§ Source data:
•••••

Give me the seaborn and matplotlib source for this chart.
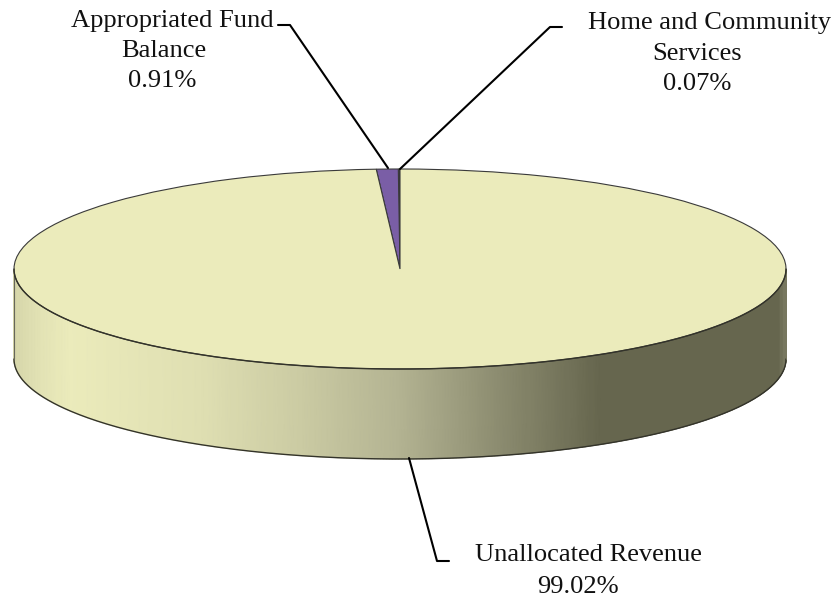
import numpy as np
import matplotlib
matplotlib.use("Agg")
import matplotlib.pyplot as plt
from matplotlib.colors import LinearSegmentedColormap
import seaborn as sns

label_lines = ["Home and Community", "Services", "0.07%",
               "Appropriated Fund", "Balance", "0.91%",
               "Unallocated Revenue", "99.02%"]
values = [0.07, 0.91, 99.02]
colors = ["#2e2a38", "#7a5ea6", "#ebebbb"]
wall_stops = [0.0, 0.03, 0.07, 0.24, 0.37, 0.50, 0.63, 0.76, 0.992, 1.0]
wall_shades = ["#d6d6aa", "#e2e2b4", "#ebebbb", "#dfdfb2", "#cbcba3", "#b3b392", "#8c8c70",
               "#66664e", "#66664e", "#77775f"]

W, H = 836, 598
CX, CY, RX, RY, DEPTH = 400, 269, 386, 100, 90
SQ = RY / RX

sns.set_theme(style="white")
plt.rcParams["font.family"] = ["Liberation Serif", "DejaVu Serif"]

fig = plt.figure(figsize=(W / 100, H / 100), dpi=100, facecolor="white")
ax = fig.add_axes([0, 0, 1, 1])


def py(y):
    return (CY - np.asarray(y, dtype=float)) / SQ


# side wall of the disc
t = np.linspace(np.pi, 2 * np.pi, 400)
xs = CX + RX * np.cos(t)
top = RX * np.sin(t)
bottom = top - DEPTH / SQ
X = np.vstack([xs, xs])
Y = np.vstack([top, bottom])
C = np.vstack([(xs - xs.min()) / (xs.max() - xs.min())] * 2)
cmap = LinearSegmentedColormap.from_list("wall", list(zip(wall_stops, wall_shades)))
ax.pcolormesh(X, Y, C, cmap=cmap, shading="gouraud", vmin=0, vmax=1, zorder=1)
edge = "#33332a"
ax.plot(xs, bottom, color=edge, lw=1.0, zorder=2)
ax.plot([xs[0], xs[0]], [top[0], bottom[0]], color="#66665a", lw=0.8, zorder=2)
ax.plot([xs[-1], xs[-1]], [top[-1], bottom[-1]], color="#77775f", lw=0.6, zorder=2)

# top face
wedges, _ = ax.pie(values, colors=colors, startangle=90, counterclock=True,
                   center=(CX, 0), radius=RX,
                   wedgeprops=dict(edgecolor="#3a3a3a", linewidth=0.8))
for w in wedges:
    w.set_zorder(3)
ax.plot(xs, top, color=edge, lw=1.0, zorder=3.5)

ax.set_aspect("auto")
ax.set_xlim(0, W)
ax.set_ylim(py(H), py(0))
ax.axis("off")

# leader lines
leaders = [
    ([278, 290, 388], [25, 25, 168]),
    ([562, 550, 400], [27, 27, 169]),
    ([409, 437, 449], [458, 561, 561]),
]
for lx, ly in leaders:
    ax.plot(lx, py(ly), color="black", lw=1.5, zorder=4, solid_joinstyle="round")

# labels, one text per line as the reference's lines are not centred on each other
positions = [(709, 23), (697.5, 54), (697, 84),
             (172.5, 20.5), (163.5, 51), (162.5, 81),
             (588.5, 555), (577.5, 587)]
for s, (x, y) in zip(label_lines, positions):
    ax.text(x, py(y), s, ha="center", va="center", fontsize=19.05, color="#111111", zorder=5)

fig.savefig("out.png", dpi=100, facecolor="white")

•••••

§ Exercise details:
Quote the data above in full, leaving out the pictures it holds.

§ Exercise answer:
Give me the seaborn and matplotlib source for this chart.
import numpy as np
import matplotlib
matplotlib.use("Agg")
import matplotlib.pyplot as plt
from matplotlib.colors import LinearSegmentedColormap
import seaborn as sns

label_lines = ["Home and Community", "Services", "0.07%",
               "Appropriated Fund", "Balance", "0.91%",
               "Unallocated Revenue", "99.02%"]
values = [0.07, 0.91, 99.02]
colors = ["#2e2a38", "#7a5ea6", "#ebebbb"]
wall_stops = [0.0, 0.03, 0.07, 0.24, 0.37, 0.50, 0.63, 0.76, 0.992, 1.0]
wall_shades = ["#d6d6aa", "#e2e2b4", "#ebebbb", "#dfdfb2", "#cbcba3", "#b3b392", "#8c8c70",
               "#66664e", "#66664e", "#77775f"]

W, H = 836, 598
CX, CY, RX, RY, DEPTH = 400, 269, 386, 100, 90
SQ = RY / RX

sns.set_theme(style="white")
plt.rcParams["font.family"] = ["Liberation Serif", "DejaVu Serif"]

fig = plt.figure(figsize=(W / 100, H / 100), dpi=100, facecolor="white")
ax = fig.add_axes([0, 0, 1, 1])


def py(y):
    return (CY - np.asarray(y, dtype=float)) / SQ


# side wall of the disc
t = np.linspace(np.pi, 2 * np.pi, 400)
xs = CX + RX * np.cos(t)
top = RX * np.sin(t)
bottom = top - DEPTH / SQ
X = np.vstack([xs, xs])
Y = np.vstack([top, bottom])
C = np.vstack([(xs - xs.min()) / (xs.max() - xs.min())] * 2)
cmap = LinearSegmentedColormap.from_list("wall", list(zip(wall_stops, wall_shades)))
ax.pcolormesh(X, Y, C, cmap=cmap, shading="gouraud", vmin=0, vmax=1, zorder=1)
edge = "#33332a"
ax.plot(xs, bottom, color=edge, lw=1.0, zorder=2)
ax.plot([xs[0], xs[0]], [top[0], bottom[0]], color="#66665a", lw=0.8, zorder=2)
ax.plot([xs[-1], xs[-1]], [top[-1], bottom[-1]], color="#77775f", lw=0.6, zorder=2)

# top face
wedges, _ = ax.pie(values, colors=colors, startangle=90, counterclock=True,
                   center=(CX, 0), radius=RX,
                   wedgeprops=dict(edgecolor="#3a3a3a", linewidth=0.8))
for w in wedges:
    w.set_zorder(3)
ax.plot(xs, top, color=edge, lw=1.0, zorder=3.5)

ax.set_aspect("auto")
ax.set_xlim(0, W)
ax.set_ylim(py(H), py(0))
ax.axis("off")

# leader lines
leaders = [
    ([278, 290, 388], [25, 25, 168]),
    ([562, 550, 400], [27, 27, 169]),
    ([409, 437, 449], [458, 561, 561]),
]
for lx, ly in leaders:
    ax.plot(lx, py(ly), color="black", lw=1.5, zorder=4, solid_joinstyle="round")

# labels, one text per line as the reference's lines are not centred on each other
positions = [(709, 23), (697.5, 54), (697, 84),
             (172.5, 20.5), (163.5, 51), (162.5, 81),
             (588.5, 555), (577.5, 587)]
for s, (x, y) in zip(label_lines, positions):
    ax.text(x, py(y), s, ha="center", va="center", fontsize=19.05, color="#111111", zorder=5)

fig.savefig("out.png", dpi=100, facecolor="white")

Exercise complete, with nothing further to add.